Call Me Aram by Marsha Forchuk Skrypuch

Call Me Aram by Marsha Forchuk Skrypuch 150 150 Reader Views Kids

Call Me Aram
Marsha Forchuk Skrypuch
Fitzhenry & Whiteside (2008)
ISBN 9781554550005
Reviewed by Katie Malone (age 11) for Reader Views (6/09)


I would say this book is okay, but not one of my favorites, because I’m not a big fan of non-fiction. I understand that the author’s main point is to inform us on what it was like for the boys coming from Corfu, Greece to Canada, but I think it could be more interesting. Don’t get me wrong – if you like this kind of stuff you should read this.

The author really did follow the same storyline all through out the book, and she seems to have done her research correctly. Here’s an example on what I mean by saying her writing isn’t that interesting “He retrieved the photograph of him-self that the Canadian had taken.” I know that’s a decent sentence, but I want to be wowed. I think that there should be more adjectives in this sentence. There are quite a few sentences like this one. One of the sentences that I loved was “A fine sliver of wood was jammed under his nail.” I liked her vocabulary in this sentence. In fact she uses great vocabulary through out this book.

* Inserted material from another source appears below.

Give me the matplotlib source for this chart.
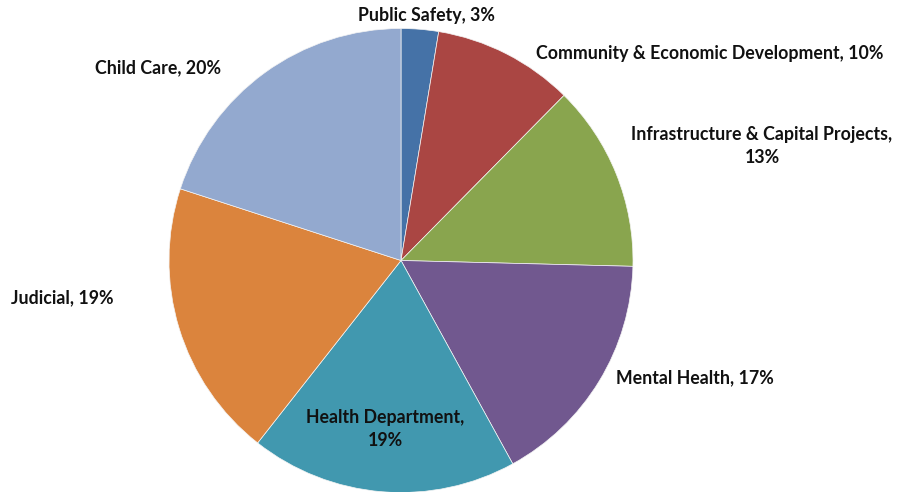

I would recommend this book to ages 8 through 13, people who like non-fiction, and people would like to stretch their vocabulary. This book is fine for both genders. I sort of know how Aram feels because I remember moving from the city to the country in the same state being a big deal, and he moved to the other side of the world! I learned that I might be missing a parent, but some people are missing both of their parents. All in all, if you’re interested in reading this book you should. Or maybe you don’t have a book to read then you should read this one.

In conclusion, this book is decent; I enjoyed some of it, and thought other parts were boring. I think that you definitely should read this book. If you’re a teacher reading this, then this book for your students is a wonderful learning experience. Again if you’re a teacher, and your class is studying the year 1923, you should read this book.